My team has problems pushing work items through all the stages in the Kanban board to done.
The work items hit code review and pile up and stay there for a long time. The following stage (the QA stage) is starved of work until suddenly everything is in QA and the testers have too much work instead of too little. The testers complain that they are expected to test all the sprint's work items the last day of the sprint. However it is worse than that. It is more like two or three sprints' worth of work items on the last day.
Our scrum master says that the work items are too big, and wants to break the items down further.
Our Manager says that team members need to review each other's code more quickly and more frequently.
Our Team Leader (me) says that there is too much work in progress and we need to enforce column limits at each stage.
The bigger problem is that solving the three above smaller problems is necessary but not sufficient in order to change the outcome. The way the team treats collections of work items as indivisible renders the other problems moot.
The team is divided between the old guard and the new guard. The old guard has been with the company more than ten years and the new guard less than one year. While the new guard breaks work into smaller pieces and pushes each work item though the pipeline one at a time, the old guard refuses to move work items from review to QA until all items in the same epic have been reviewed. Worse they refuse to merge their code into the main branch until they are ready to move their items to QA, this causes merge hell when everyone's code is integrated into the main branch and errors are frequently introduced during the merging process.
The old guard is resistant to changing to a process with more flow. They complain bitterly about the new guard, saying that they are not doing things the right way. Complaining that the way the new guard frequently merges their code makes it difficult for the old guard to integrate their code into the main branch without merge conflicts. They also complain that in depth review is impossible without reviewing the entire epic as a whole. They also complain that they can not release the software if it contains a partially completed epic that is merged into the main branch.

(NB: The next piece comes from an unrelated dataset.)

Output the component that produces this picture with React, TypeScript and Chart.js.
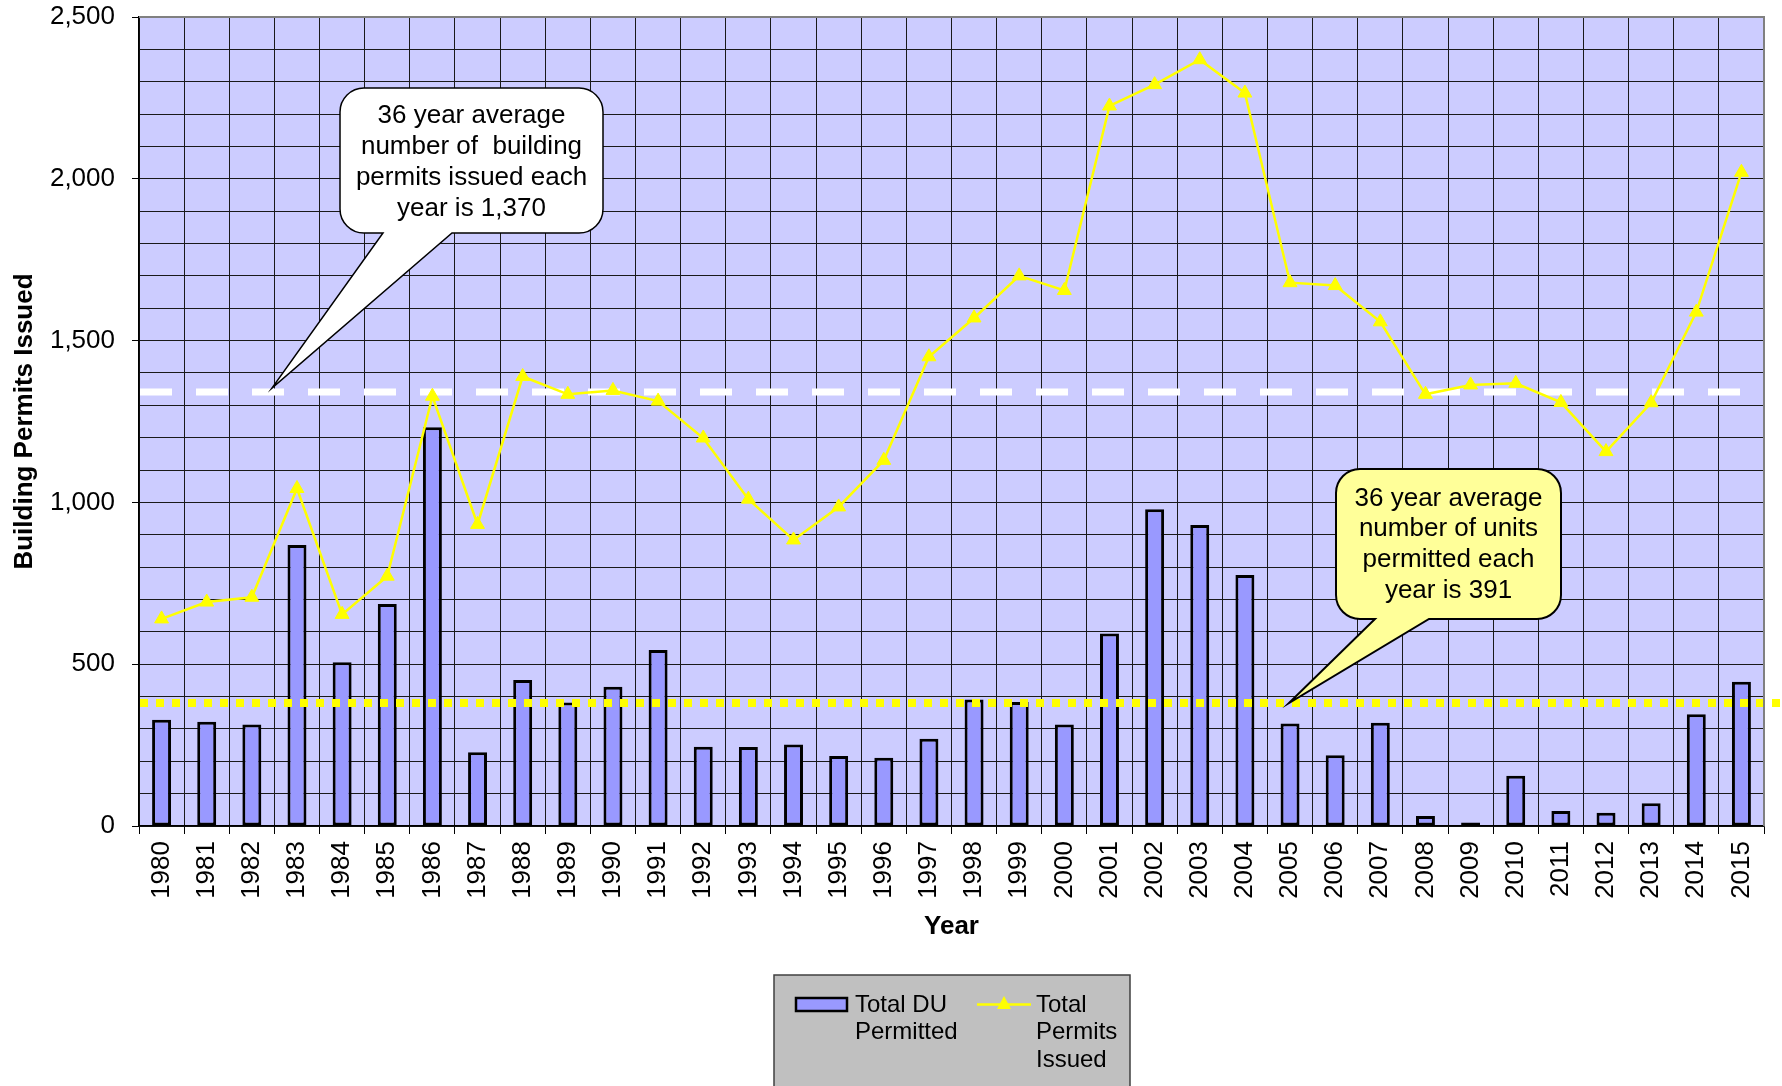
import React, { useEffect, useRef } from "react";
import { Chart, registerables } from "chart.js";

Chart.register(...registerables);

const FONT = "'Liberation Sans', Arial, Helvetica, sans-serif";

const years = [
  "1980", "1981", "1982", "1983", "1984", "1985", "1986", "1987", "1988", "1989",
  "1990", "1991", "1992", "1993", "1994", "1995", "1996", "1997", "1998", "1999",
  "2000", "2001", "2002", "2003", "2004", "2005", "2006", "2007", "2008", "2009",
  "2010", "2011", "2012", "2013", "2014", "2015",
];

const totalDUPermitted = [
  328, 322, 314, 868, 506, 686, 1232, 228, 451, 382,
  430, 544, 245, 244, 252, 216, 211, 270, 391, 383,
  314, 595, 979, 930, 776, 317, 219, 319, 31, 11,
  155, 46, 41, 70, 345, 446,
];

const totalPermitsIssued = [
  640, 692, 707, 1043, 654, 772, 1328, 932, 1389, 1334,
  1346, 1313, 1199, 1010, 884, 986, 1130, 1450, 1570, 1700,
  1655, 2225, 2291, 2368, 2265, 1679, 1670, 1558, 1334, 1363,
  1368, 1309, 1157, 1308, 1588, 2020,
];

const yTickLabels = ["0", "500", "1,000", "1,500", "2,000", "2,500"];

const permitsAverageLine = 1340;
const unitsAverageLine = 380;

const permitsCalloutText = [
  "36 year average",
  "number of  building",
  "permits issued each",
  "year is 1,370",
];
const unitsCalloutText = [
  "36 year average",
  "number of units",
  "permitted each",
  "year is 391",
];
const legendBarText = ["Total DU", "Permitted"];
const legendLineText = ["Total", "Permits", "Issued"];

function calloutPath(
  ctx: CanvasRenderingContext2D,
  x: number, y: number, w: number, h: number, r: number,
  t1: number, t2: number, tipX: number, tipY: number
) {
  ctx.beginPath();
  ctx.moveTo(x + r, y);
  ctx.lineTo(x + w - r, y);
  ctx.arcTo(x + w, y, x + w, y + r, r);
  ctx.lineTo(x + w, y + h - r);
  ctx.arcTo(x + w, y + h, x + w - r, y + h, r);
  ctx.lineTo(t2, y + h);
  ctx.lineTo(tipX, tipY);
  ctx.lineTo(t1, y + h);
  ctx.lineTo(x + r, y + h);
  ctx.arcTo(x, y + h, x, y + h - r, r);
  ctx.lineTo(x, y + r);
  ctx.arcTo(x, y, x + r, y, r);
  ctx.closePath();
}

const decorPlugin = {
  id: "decor",
  beforeDraw(chart: any) {
    const { ctx, chartArea: a } = chart;
    ctx.save();
    ctx.fillStyle = "#CCCCFF";
    ctx.fillRect(a.left, a.top, a.right - a.left, a.bottom - a.top);
    ctx.restore();
  },
  afterDatasetDraw(chart: any, args: any) {
    if (args.index !== 1) return;
    const { ctx, chartArea: a } = chart;
    const ys = chart.scales.y;
    ctx.save();
    ctx.lineCap = "butt";
    const yp = Math.round(ys.getPixelForValue(permitsAverageLine));
    ctx.setLineDash([32, 24]);
    ctx.strokeStyle = "#FFFFFF";
    ctx.lineWidth = 7;
    ctx.beginPath();
    ctx.moveTo(a.left + 1, yp);
    ctx.lineTo(chart.width, yp);
    ctx.stroke();
    const yu = Math.round(ys.getPixelForValue(unitsAverageLine));
    ctx.setLineDash([8, 8]);
    ctx.strokeStyle = "#FFFF00";
    ctx.lineWidth = 8;
    ctx.beginPath();
    ctx.moveTo(a.left + 1, yu);
    ctx.lineTo(chart.width, yu);
    ctx.stroke();
    ctx.restore();
  },
  afterDraw(chart: any) {
    const { ctx, chartArea: a } = chart;
    ctx.save();
    ctx.strokeStyle = "#808080";
    ctx.lineWidth = 2;
    ctx.beginPath();
    ctx.moveTo(a.left, a.top);
    ctx.lineTo(a.right, a.top);
    ctx.lineTo(a.right, a.bottom);
    ctx.stroke();

    calloutPath(ctx, 340, 88, 263, 145, 24, 383, 452, 272, 388);
    ctx.fillStyle = "#FFFFFF";
    ctx.fill();
    ctx.strokeStyle = "#000000";
    ctx.lineWidth = 1.5;
    ctx.stroke();
    ctx.fillStyle = "#000000";
    ctx.font = `26px ${FONT}`;
    ctx.textAlign = "center";
    ctx.textBaseline = "middle";
    const c1y = [116, 147, 178, 209];
    permitsCalloutText.forEach((t, i) => ctx.fillText(t, 471.5, c1y[i]));

    calloutPath(ctx, 1336, 469, 225, 150, 24, 1375, 1429, 1289, 703);
    ctx.fillStyle = "#FFFF99";
    ctx.fill();
    ctx.strokeStyle = "#000000";
    ctx.lineWidth = 2;
    ctx.stroke();
    ctx.fillStyle = "#000000";
    const c2y = [499, 529, 560, 591];
    unitsCalloutText.forEach((t, i) => ctx.fillText(t, 1448.5, c2y[i]));

    ctx.fillStyle = "#C0C0C0";
    ctx.fillRect(774, 975, 356, 120);
    ctx.strokeStyle = "#404040";
    ctx.lineWidth = 1.5;
    ctx.strokeRect(774, 975, 356, 120);
    ctx.fillStyle = "#9999FF";
    ctx.fillRect(796, 998, 51, 13);
    ctx.strokeStyle = "#000000";
    ctx.lineWidth = 2.5;
    ctx.strokeRect(796, 998, 51, 13);
    ctx.strokeStyle = "#FFFF00";
    ctx.lineWidth = 2.5;
    ctx.beginPath();
    ctx.moveTo(977, 1004.5);
    ctx.lineTo(1031, 1004.5);
    ctx.stroke();
    ctx.fillStyle = "#FFFF00";
    ctx.beginPath();
    ctx.moveTo(1004, 996);
    ctx.lineTo(1011, 1009);
    ctx.lineTo(997, 1009);
    ctx.closePath();
    ctx.fill();
    ctx.fillStyle = "#000000";
    ctx.font = `24px ${FONT}`;
    ctx.textAlign = "left";
    ctx.textBaseline = "middle";
    const ly = [1005, 1032, 1060];
    legendBarText.forEach((t, i) => ctx.fillText(t, 855, ly[i]));
    legendLineText.forEach((t, i) => ctx.fillText(t, 1036, ly[i]));
    ctx.restore();
  },
};

export default function App() {
  const ref = useRef<HTMLCanvasElement | null>(null);
  useEffect(() => {
    if (!ref.current) return;
    Chart.defaults.font.family = FONT;
    Chart.defaults.color = "#000000";
    const chart = new Chart(ref.current, {
      type: "bar",
      data: {
        labels: years,
        datasets: [
          {
            type: "line",
            label: "Total Permits Issued",
            data: totalPermitsIssued,
            order: 0,
            borderColor: "#FFFF00",
            backgroundColor: "#FFFF00",
            borderWidth: 2.5,
            pointStyle: "triangle",
            pointRadius: 8,
            pointBorderWidth: 1,
            pointBackgroundColor: "#FFFF00",
            pointBorderColor: "#FFFF00",
            tension: 0,
          } as any,
          {
            type: "bar",
            label: "Total DU Permitted",
            data: totalDUPermitted,
            order: 1,
            backgroundColor: "#9999FF",
            borderColor: "#000000",
            borderWidth: 3,
            borderSkipped: false,
            barPercentage: 0.42,
            categoryPercentage: 1,
          } as any,
        ],
      },
      options: {
        responsive: false,
        animation: false,
        devicePixelRatio: 1,
        layout: { padding: { top: 17, right: 18, bottom: 0, left: 0 } },
        plugins: {
          legend: { display: false },
          tooltip: { enabled: false },
        },
        scales: {
          x: {
            type: "category",
            offset: true,
            afterFit: (s: any) => {
              s.height = 260;
            },
            grid: {
              offset: true,
              color: "#1a1a1a",
              lineWidth: 1,
              tickColor: "#000000",
              tickLength: 8,
              drawTicks: true,
            },
            border: { display: true, color: "#000000", width: 1.5 },
            ticks: {
              autoSkip: false,
              minRotation: 90,
              maxRotation: 90,
              padding: 7,
              color: "#000000",
              font: { size: 26, family: FONT },
            },
            title: {
              display: true,
              text: "Year",
              color: "#000000",
              font: { size: 26, weight: "bold", family: FONT },
              padding: { top: 0, bottom: 144 },
            },
          },
          y: {
            type: "linear",
            min: 0,
            max: 2500,
            afterFit: (s: any) => {
              s.width = 139;
              s.paddingTop = 0;
              s.paddingBottom = 0;
            },
            grid: {
              color: (c: any) =>
                c.tick && c.tick.value === 2500 ? "rgba(0,0,0,0)" : "#1a1a1a",
              lineWidth: 1,
              tickColor: (c: any) =>
                c.tick && c.tick.value % 500 === 0 ? "#000000" : "rgba(0,0,0,0)",
              tickLength: 7,
            },
            border: { display: true, color: "#000000", width: 1.5 },
            ticks: {
              stepSize: 100,
              maxTicksLimit: 100,
              autoSkip: false,
              padding: 17,
              color: "#000000",
              font: { size: 26, family: FONT },
              callback: (v: any) =>
                Number(v) % 500 === 0 ? yTickLabels[Number(v) / 500] : "",
            },
            title: {
              display: true,
              text: "Building Permits Issued",
              color: "#000000",
              font: { size: 26, weight: "bold", family: FONT },
              padding: { top: 9, bottom: 0 },
            },
          },
        },
      } as any,
      plugins: [decorPlugin],
    });
    return () => chart.destroy();
  }, []);

  return (
    <div style={{ position: "absolute", left: 0, top: 0, width: 1782, height: 1086, background: "#FFFFFF" }}>
      <canvas ref={ref} width={1782} height={1086} style={{ display: "block", width: 1782, height: 1086 }} />
    </div>
  );
}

The old guard have reached a local efficiency maximum of sorts where any small change will make things worse and only radical change will help. To improve the outcome there needs to be a lot short term pain for a lot of long term gain and I don't see a lot of appetite for paying that price.
Personally I prefer timely piecemeal feedback from reviewers and QA over delayed comprehensive feedback. I am also skeptical about how in-depth their epic wide feedback will be as my experience so far is that the feedback is poorer and more delayed the larger the pull request.

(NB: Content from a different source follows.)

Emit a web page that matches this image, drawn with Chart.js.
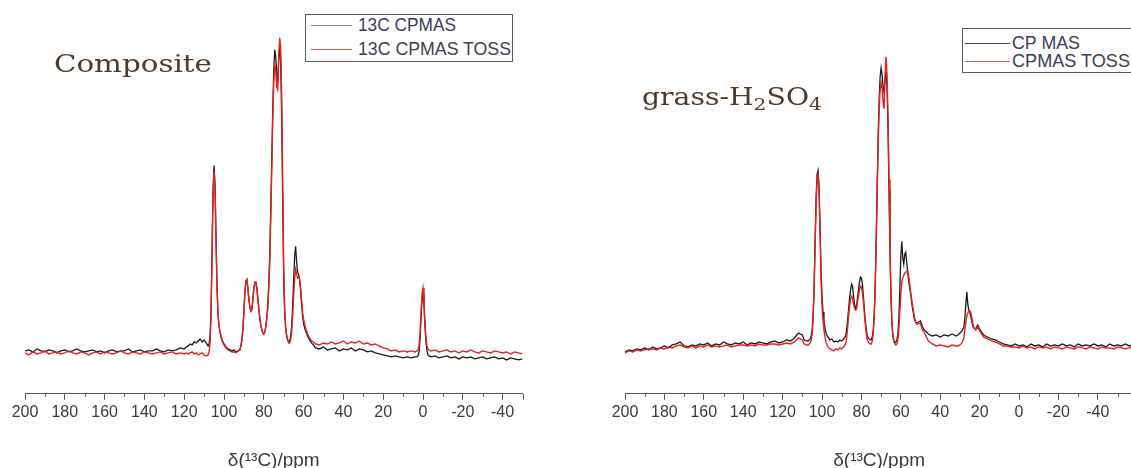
<!DOCTYPE html>
<html><head><meta charset="utf-8">
<script src="https://cdn.jsdelivr.net/npm/chart.js@4/dist/chart.umd.min.js"></script>
<style>
html,body{margin:0;padding:0;background:#fff;width:1131px;height:468px;overflow:hidden;position:relative}
canvas{position:absolute;top:0}
#c1{left:0}
#c2{left:590px}
.ttl{position:absolute;font-family:"DejaVu Serif","Liberation Serif",serif;font-size:24px;line-height:24px;color:#4f3a28;white-space:nowrap;transform-origin:0 0}
.ttl sub{font-size:0.72em;vertical-align:-0.3em;line-height:0}
.leg{position:absolute;border:1.5px solid #5a5a5a;background:#fff;box-sizing:border-box}
.lt{position:absolute;font-family:"Liberation Sans",Arial,sans-serif;font-size:18px;line-height:18px;color:#3b3e55;white-space:nowrap;transform-origin:0 0}
.ll{position:absolute;height:0;border-top:1.8px solid}
</style></head>
<body>
<canvas id="c1" width="540" height="480" style="width:540px;height:480px"></canvas>
<canvas id="c2" width="560" height="480" style="width:560px;height:480px"></canvas>

<div class="ttl" data-w="158" style="left:54px;top:52px">Composite</div>
<div class="ttl" data-w="180" style="left:642px;top:85px">grass-H<sub>2</sub>SO<sub>4</sub></div>

<div class="leg" style="left:305px;top:14px;width:208px;height:48px"></div>
<div class="ll" style="left:311px;top:25px;width:41px;border-color:#8a8a8a"></div>
<div class="ll" style="left:311px;top:49px;width:41px;border-color:#e55050"></div>
<div class="lt" id="lg1" data-w="98" style="left:358px;top:16px"></div>
<div class="lt" id="lg2" data-w="153" style="left:358px;top:40px"></div>

<div class="leg" style="left:962px;top:28px;width:200px;height:45px"></div>
<div class="ll" style="left:965px;top:43px;width:45px;border-color:#444"></div>
<div class="ll" style="left:965px;top:61px;width:45px;border-color:#e55050"></div>
<div class="lt" id="lg3" data-w="68" style="left:1012px;top:34px"></div>
<div class="lt" id="lg4" data-w="118" style="left:1012px;top:52px"></div>

<script>
// ---------- data ----------
const tickLabels = [200,180,160,140,120,100,80,60,40,20,0,-20,-40];
const minorTickValues = [190,170,150,130,110,90,70,50,30,10,-10,-30,-50];
const leftNames = ['13C CPMAS','13C CPMAS TOSS'];
const rightNames = ['CP MAS','CPMAS TOSS'];
const axisTitle = 'δ(¹³C)/ppm';

const leftPpm = [200,198,196,194,192,190,188,186,184,182,
180,178,176,174,172,170,168,166,164,162,
160,158,156,154,152,150,148,146,144,142,
140,138,136,134,132,130,128,126,124,122,
120,
119,118,117,116,115,114,113,112,111,110,109,108,
107.5,107,106.5,106,105.5,105,104.5,104,103.5,103,102.5,102,101.5,101,100,99,
98,97,96,95,94,93,92,
91.5,91,90.5,90,89.5,89,88.5,88,87.5,87,
86.5,86,85.5,85,84.5,84,83.5,83,82.5,82,
81.5,81,80.5,80,79.5,79,78.5,78,77.5,77,
76.5,76,75.5,75,74.5,74,73.5,73,72.5,72,
71.5,71,70.5,70,69.5,69,68.5,68,67.5,67,
66.5,66,65.5,65,64.5,64,63.5,63,62.5,62,
61.5,61,60.5,60,59,58,57,56,55,
54,52,50,48,46,44,42,40,38,36,34,32,30,28,26,24,22,20,18,16,14,12,10,8,6,4,
3,2.5,2,1.5,1,0.5,0,-0.5,-1,-1.5,-2,-2.5,-3,
-4,-6,-8,-10,-12,-14,-16,-18,-20,-22,-24,-26,-28,-30,-32,-34,-36,-38,-40,-42,-44,-46,-48,-50];

const leftCpmas = [3,4,2,5,3,2,4,3,1,3, 4,2,3,5,3,2,3,4,2,3, 1,3,4,2,3,3,5,2,3,4, 2,3,3,5,3,2,4,3,4,6, 5,
7,8,10,9,12,11,13,15,12,14,11,8,
10,18,45,105,165,189,170,115,68,40,28,22,18,14,10,7,
5,4,3,4,2,3,4,
8,14,25,42,62,73,74,66,55,47, 43,45,55,66,72,72,66,56,45,36,
29,24,21,20,22,27,36,48,70,100, 145,195,245,285,305,298,280,272,295,308,
292,235,150,75,40,25,18,14,12,13, 18,28,48,75,98,108,92,82,80,74,
64,50,38,30,23,18,14,11,9,
6,5,7,4,5,6,3,5,4,6,3,5,4,2,3,1,0,-1,-2,-3,-2,-3,-4,-3,-4,-3,
-3,-2,2,14,35,55,60,48,27,12,3,-1,-2,
-3,-2,-4,-3,-2,-4,-3,-5,-3,-4,-3,-5,-4,-3,-5,-4,-3,-5,-4,-6,-4,-5,-6,-5];

const leftToss = [1,-1,2,0,1,3,0,1,2,0, 1,3,1,0,2,1,-1,1,2,0, 2,1,0,1,3,1,0,2,1,0, 2,1,0,1,2,0,1,2,0,1, 0,
1,0,1,2,0,1,-1,0,1,-1,-2,-1,
2,10,38,98,158,183,165,112,65,40,28,22,17,13,9,6,
4,3,2,2,1,3,4,
8,14,25,42,62,73,75,66,55,47, 43,44,54,65,71,72,66,56,45,36,
29,24,21,20,22,27,35,45,65,92, 135,185,235,272,290,284,268,265,300,317,
306,260,175,88,45,27,18,14,11,11, 14,22,38,58,75,85,80,76,77,75,
66,54,42,34,26,20,16,13,12,
10,9,11,10,12,10,11,13,10,12,11,13,10,11,9,10,8,6,5,3,4,2,3,2,3,2,
3,4,8,20,42,60,66,52,32,16,8,5,4,
3,4,2,3,4,2,3,1,3,2,4,2,1,3,2,1,3,2,1,2,0,2,1,0];

const rightPpm = [200,198,196,194,192,190,188,186,184,182,
180,178,176,174,172,170,168,166,164,162,
160,158,156,154,152,150,148,146,144,142,
140,138,136,134,132,130,128,126,124,122,
120,118,116,114,112,110,
109,108,107,106,
105.5,105,104.5,104,103.5,103,102.5,102,101.5,101,100.5,100,99.5,99,98.5,98,
97,96,95,94,93,92,91,90,89,88,
87.5,87,86.5,86,85.5,85,84.5,84,83.5,83,
82.5,82,81.5,81,80.5,80,79.5,79,78.5,78,
77.5,77,76.5,76,75.5,75,74.5,74,73.5,73,
72.5,72,71.5,71,70.5,70,69.5,69,68.5,68,
67.5,67,66.5,66,65.5,65,64.5,64,63.5,63,
62.5,62,61.5,61,60.5,60,59.5,59,58.5,58,
57.5,57,56.5,56,55.5,55,54.5,54,
53,52,51,50,49,48,47,46,
44,42,40,38,36,34,32,31,30,29,28,
27.5,27,26.5,26,25.5,25,24.5,24,23.5,23,
22,21,20,19,18,16,14,12,10,8,6,
4,2,0,-2,-4,-6,-8,-10,-12,-14,-16,-18,-20,-22,-24,-26,-28,-30,-32,-34,
-36,-38,-40,-42,-44,-46,-48,-50,-52,-54,-56,-58];

const rightCpmas = [2,4,3,5,4,6,4,7,5,6, 8,6,9,10,12,8,7,9,8,10, 9,11,8,10,9,12,10,9,11,10,
12,9,11,10,12,11,10,12,13,11, 12,14,13,16,21,19,
14,13,13,15,
18,24,40,70,115,158,180,184,168,128,85,58,42,33,26,21,
17,14,15,12,13,12,14,13,15,18,
24,34,45,56,64,70,68,58,50,46,
48,56,64,72,77,76,70,58,45,33,
24,18,16,15,14,14,17,24,40,70,
115,170,220,255,278,287,280,268,262,275,
283,268,225,165,100,55,30,18,13,11,
12,14,20,35,65,98,113,96,90,100,
102,92,82,73,66,60,52,45,
34,30,32,33,27,24,22,20,
18,19,17,19,18,20,18,19,21,23,27,
36,50,62,50,44,42,38,33,28,26,
25,29,25,22,19,17,15,14,12,10,9,
8,10,8,9,7,10,8,9,7,10,8,9,8,10,8,9,7,10,8,9,
8,10,8,9,7,10,8,9,8,10,8,9];

const rightToss = [1,3,2,4,3,4,5,5,4,6, 5,7,6,8,9,7,6,8,6,8, 7,9,7,8,7,8,9,7,8,9,
9,8,9,8,10,9,9,10,10,9, 10,11,10,12,16,14,
10,9,9,11,
14,20,36,65,108,150,174,180,162,120,75,48,33,24,17,12,
7,5,4,3,5,4,6,5,7,10,
16,26,38,48,55,58,56,50,46,44,
45,52,58,64,68,67,62,52,40,29,
20,14,12,11,10,10,13,20,36,65,
110,160,210,245,265,272,266,252,246,282,
298,280,238,175,110,60,32,18,12,10,
9,10,14,24,42,60,72,76,79,81,
82,83,83,78,70,62,55,48,
36,30,31,30,24,21,17,13,
10,8,9,8,7,9,8,8,9,11,16,
24,32,38,41,43,43,42,37,31,27,
24,27,23,20,17,15,13,12,10,8,8,
7,7,6,8,6,7,5,7,6,7,5,7,6,5,7,6,5,7,6,5,
7,6,5,7,6,6,5,7,6,5,6,7];

// ---------- drawing ----------
document.getElementById('lg1').textContent = leftNames[0];
document.getElementById('lg2').textContent = leftNames[1];
document.getElementById('lg3').textContent = rightNames[0];
document.getElementById('lg4').textContent = rightNames[1];

const minorTicks = {
  id: 'minorTicks',
  afterDraw(chart, args, opts) {
    const s = chart.scales.x, ctx = chart.ctx;
    ctx.save();
    ctx.strokeStyle = '#555'; ctx.lineWidth = 1;
    for (const v of minorTickValues) {
      if (v < s.min || v > s.max) continue;
      const px = Math.round(s.getPixelForValue(v)) + 0.5;
      ctx.beginPath();
      ctx.moveTo(px, s.top);
      ctx.lineTo(px, s.top + (v === opts.endTick ? 6 : 3));
      ctx.stroke();
    }
    ctx.restore();
  }
};

function makeChart(id, ppm, cp, toss, xmin, padL, padR, endTick) {
  return new Chart(document.getElementById(id), {
    type: 'line',
    data: { datasets: [
      { label: 'TOSS', data: ppm.map((x, i) => ({x: x, y: toss[i]})), borderColor: '#e6221f', borderWidth: 1.4, pointRadius: 0, tension: 0, order: 1 },
      { label: 'CP', data: ppm.map((x, i) => ({x: x, y: cp[i]})), borderColor: '#1a1a1a', borderWidth: 1.3, pointRadius: 0, tension: 0, order: 2 }
    ]},
    options: {
      responsive: false, animation: false, events: [],
      layout: { padding: { left: padL, right: padR, top: 0, bottom: 7.8 } },
      plugins: { legend: { display: false }, tooltip: { enabled: false }, minorTicks: { endTick: endTick } },
      scales: {
        x: {
          type: 'linear', reverse: true, min: xmin, max: 200,
          ticks: { stepSize: 20, includeBounds: false, autoSkip: false, maxRotation: 0, padding: 3, color: '#3a3a3a',
                   font: { family: '"Liberation Sans",Arial,sans-serif', size: 16 },
                   callback: (v) => tickLabels.includes(v) ? String(v) : '' },
          grid: { drawOnChartArea: false, tickLength: 6, color: '#555', tickWidth: 1 },
          border: { display: true, color: '#555', width: 1 },
          title: { display: true, text: axisTitle, color: '#3a3a3a',
                   font: { family: '"Liberation Sans",Arial,sans-serif', size: 19 }, padding: { top: 24.4, bottom: 0 } }
        },
        y: { display: false, min: -40, max: 355 }
      }
    },
    plugins: [minorTicks]
  });
}

makeChart('c1', leftPpm, leftCpmas, leftToss, -50, 25, 17.5, -50);
makeChart('c2', rightPpm, rightCpmas, rightToss, -58, 35, 16.7, null);

document.querySelectorAll('[data-w]').forEach(el => {
  const w = el.getBoundingClientRect().width;
  if (w > 0) el.style.transform = 'scaleX(' + (parseFloat(el.dataset.w) / w) + ')';
});
</script>
</body></html>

The merge problems are worse the longer the branches are kept unintegrated. I know a lot techniques to break dependencies and to keep new features hidden from customers, however all of those techniques are based on the new guard way of doing things. I don't know anything that will help if they want to keep doing things the old guard way.
I have made a lot of small incremental changes to how the team does things. However I have run out of small things. Real improvement is going to require bigger changes.
I feel the biggest blocker is the insistence on getting all of an epic reviewed before merging to the main branch. And the biggest blocker to changing this is fear of delayed releases due to partial completed features.
So which is better: large feature branches or merging frequently? Are there any arguments pro or con that I missed? Is there any way out of my dilemma?
The pushback from the old guard against my changes is significant. There is support from on high for some of their arguments.